• [Aim of the task]:
Write the data out again exactly, dropping any images it holds.

┌─ Supplied information

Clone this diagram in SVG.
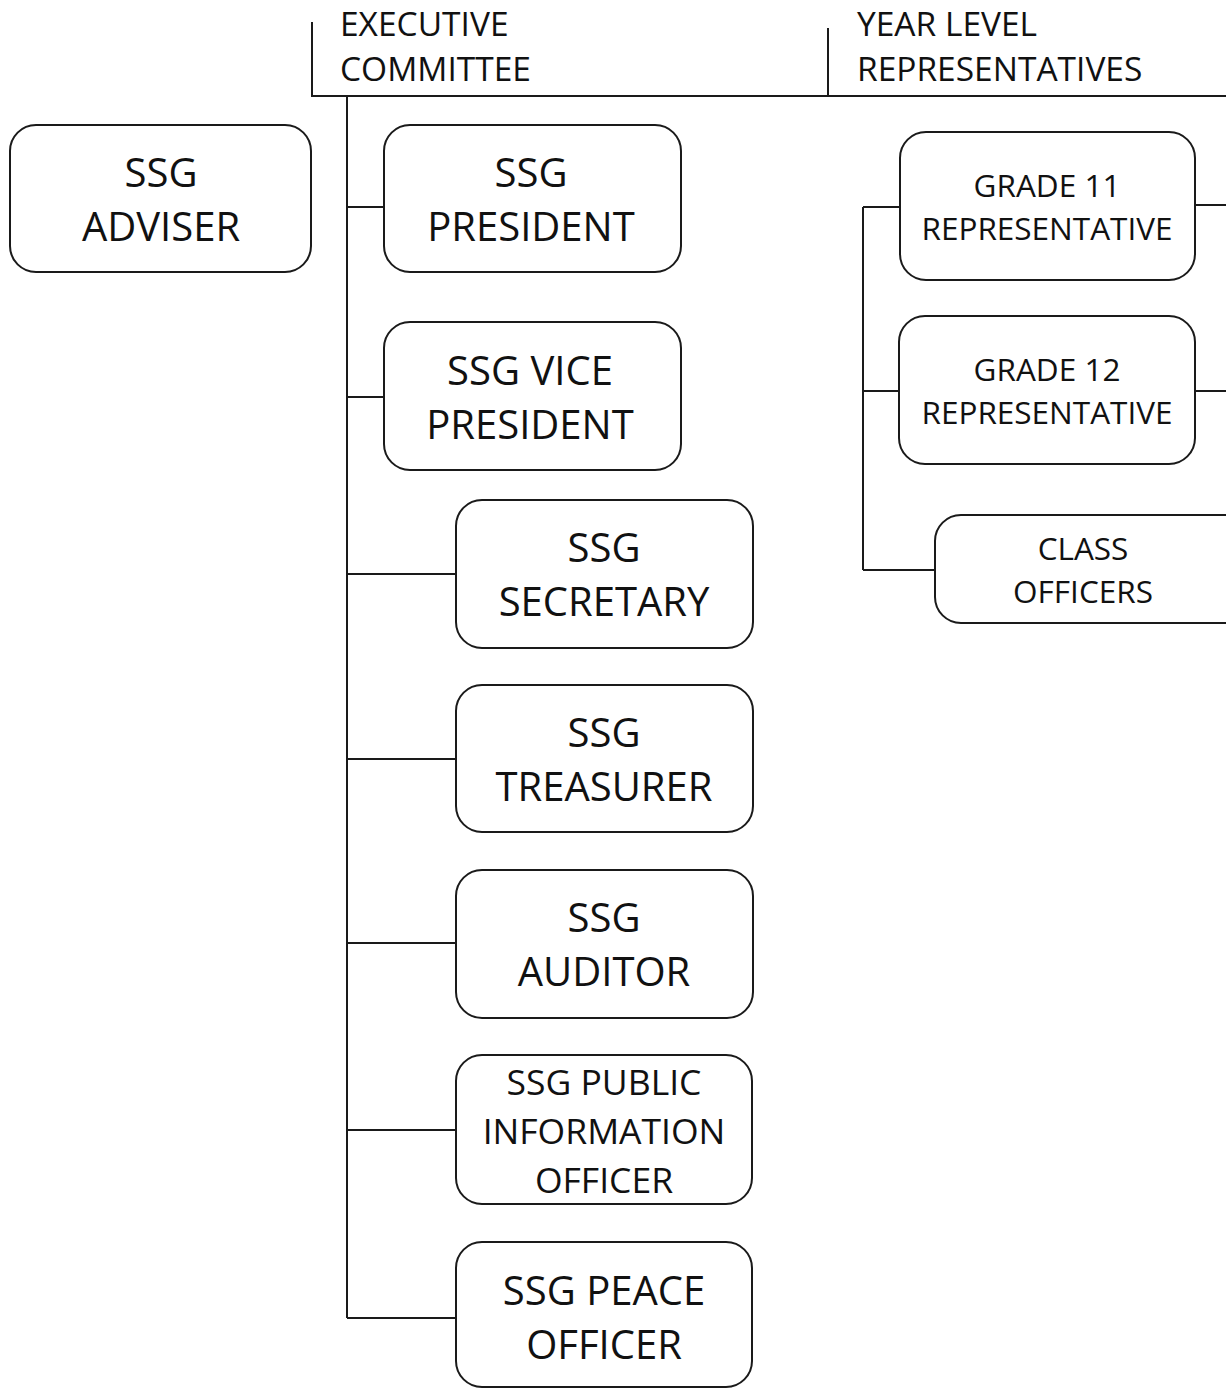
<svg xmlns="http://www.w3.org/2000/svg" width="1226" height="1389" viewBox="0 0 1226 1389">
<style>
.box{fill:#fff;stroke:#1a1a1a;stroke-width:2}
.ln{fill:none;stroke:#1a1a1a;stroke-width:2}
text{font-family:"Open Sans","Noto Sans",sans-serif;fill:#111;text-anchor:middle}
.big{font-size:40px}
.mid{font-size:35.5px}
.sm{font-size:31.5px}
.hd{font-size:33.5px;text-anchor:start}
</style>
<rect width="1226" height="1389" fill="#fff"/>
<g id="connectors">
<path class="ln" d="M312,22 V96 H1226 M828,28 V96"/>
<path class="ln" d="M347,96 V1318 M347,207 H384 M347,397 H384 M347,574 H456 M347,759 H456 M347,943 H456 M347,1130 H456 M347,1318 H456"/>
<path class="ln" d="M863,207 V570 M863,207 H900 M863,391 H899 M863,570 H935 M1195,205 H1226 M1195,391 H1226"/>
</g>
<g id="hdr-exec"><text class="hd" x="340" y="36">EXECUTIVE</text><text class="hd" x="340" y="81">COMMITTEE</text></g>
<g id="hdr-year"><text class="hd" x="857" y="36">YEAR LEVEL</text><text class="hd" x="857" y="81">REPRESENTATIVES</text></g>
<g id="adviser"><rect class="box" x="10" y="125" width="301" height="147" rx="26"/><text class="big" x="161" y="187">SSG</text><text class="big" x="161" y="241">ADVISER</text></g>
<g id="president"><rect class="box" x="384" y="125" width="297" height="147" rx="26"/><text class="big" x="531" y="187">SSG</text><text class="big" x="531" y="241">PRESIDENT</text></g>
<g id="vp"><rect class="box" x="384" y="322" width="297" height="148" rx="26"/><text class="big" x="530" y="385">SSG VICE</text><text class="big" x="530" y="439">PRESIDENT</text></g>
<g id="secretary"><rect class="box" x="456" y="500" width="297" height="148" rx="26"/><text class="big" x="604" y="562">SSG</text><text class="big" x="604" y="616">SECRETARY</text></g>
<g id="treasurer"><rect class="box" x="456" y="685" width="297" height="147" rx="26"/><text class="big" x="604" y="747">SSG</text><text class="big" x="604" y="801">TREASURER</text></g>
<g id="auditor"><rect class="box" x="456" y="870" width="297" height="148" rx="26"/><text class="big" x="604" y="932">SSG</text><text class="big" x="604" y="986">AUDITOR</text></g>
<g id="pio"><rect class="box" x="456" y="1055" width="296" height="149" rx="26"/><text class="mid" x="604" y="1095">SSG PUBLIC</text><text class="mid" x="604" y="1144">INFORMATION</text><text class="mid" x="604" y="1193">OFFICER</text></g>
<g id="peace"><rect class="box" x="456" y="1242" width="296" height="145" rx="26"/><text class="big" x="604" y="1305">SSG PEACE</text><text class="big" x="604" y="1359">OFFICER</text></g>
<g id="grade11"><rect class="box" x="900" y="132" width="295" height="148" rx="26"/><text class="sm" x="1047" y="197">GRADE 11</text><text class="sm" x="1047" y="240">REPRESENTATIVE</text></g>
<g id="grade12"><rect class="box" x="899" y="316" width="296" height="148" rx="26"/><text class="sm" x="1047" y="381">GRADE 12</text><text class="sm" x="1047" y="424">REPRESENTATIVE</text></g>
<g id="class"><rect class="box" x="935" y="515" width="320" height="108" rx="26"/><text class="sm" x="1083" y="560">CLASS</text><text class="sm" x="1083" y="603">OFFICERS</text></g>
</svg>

└─

• [Correct answer]:
Clone this diagram in SVG.
<svg xmlns="http://www.w3.org/2000/svg" width="1226" height="1389" viewBox="0 0 1226 1389">
<style>
.box{fill:#fff;stroke:#1a1a1a;stroke-width:2}
.ln{fill:none;stroke:#1a1a1a;stroke-width:2}
text{font-family:"Open Sans","Noto Sans",sans-serif;fill:#111;text-anchor:middle}
.big{font-size:40px}
.mid{font-size:35.5px}
.sm{font-size:31.5px}
.hd{font-size:33.5px;text-anchor:start}
</style>
<rect width="1226" height="1389" fill="#fff"/>
<g id="connectors">
<path class="ln" d="M312,22 V96 H1226 M828,28 V96"/>
<path class="ln" d="M347,96 V1318 M347,207 H384 M347,397 H384 M347,574 H456 M347,759 H456 M347,943 H456 M347,1130 H456 M347,1318 H456"/>
<path class="ln" d="M863,207 V570 M863,207 H900 M863,391 H899 M863,570 H935 M1195,205 H1226 M1195,391 H1226"/>
</g>
<g id="hdr-exec"><text class="hd" x="340" y="36">EXECUTIVE</text><text class="hd" x="340" y="81">COMMITTEE</text></g>
<g id="hdr-year"><text class="hd" x="857" y="36">YEAR LEVEL</text><text class="hd" x="857" y="81">REPRESENTATIVES</text></g>
<g id="adviser"><rect class="box" x="10" y="125" width="301" height="147" rx="26"/><text class="big" x="161" y="187">SSG</text><text class="big" x="161" y="241">ADVISER</text></g>
<g id="president"><rect class="box" x="384" y="125" width="297" height="147" rx="26"/><text class="big" x="531" y="187">SSG</text><text class="big" x="531" y="241">PRESIDENT</text></g>
<g id="vp"><rect class="box" x="384" y="322" width="297" height="148" rx="26"/><text class="big" x="530" y="385">SSG VICE</text><text class="big" x="530" y="439">PRESIDENT</text></g>
<g id="secretary"><rect class="box" x="456" y="500" width="297" height="148" rx="26"/><text class="big" x="604" y="562">SSG</text><text class="big" x="604" y="616">SECRETARY</text></g>
<g id="treasurer"><rect class="box" x="456" y="685" width="297" height="147" rx="26"/><text class="big" x="604" y="747">SSG</text><text class="big" x="604" y="801">TREASURER</text></g>
<g id="auditor"><rect class="box" x="456" y="870" width="297" height="148" rx="26"/><text class="big" x="604" y="932">SSG</text><text class="big" x="604" y="986">AUDITOR</text></g>
<g id="pio"><rect class="box" x="456" y="1055" width="296" height="149" rx="26"/><text class="mid" x="604" y="1095">SSG PUBLIC</text><text class="mid" x="604" y="1144">INFORMATION</text><text class="mid" x="604" y="1193">OFFICER</text></g>
<g id="peace"><rect class="box" x="456" y="1242" width="296" height="145" rx="26"/><text class="big" x="604" y="1305">SSG PEACE</text><text class="big" x="604" y="1359">OFFICER</text></g>
<g id="grade11"><rect class="box" x="900" y="132" width="295" height="148" rx="26"/><text class="sm" x="1047" y="197">GRADE 11</text><text class="sm" x="1047" y="240">REPRESENTATIVE</text></g>
<g id="grade12"><rect class="box" x="899" y="316" width="296" height="148" rx="26"/><text class="sm" x="1047" y="381">GRADE 12</text><text class="sm" x="1047" y="424">REPRESENTATIVE</text></g>
<g id="class"><rect class="box" x="935" y="515" width="320" height="108" rx="26"/><text class="sm" x="1083" y="560">CLASS</text><text class="sm" x="1083" y="603">OFFICERS</text></g>
</svg>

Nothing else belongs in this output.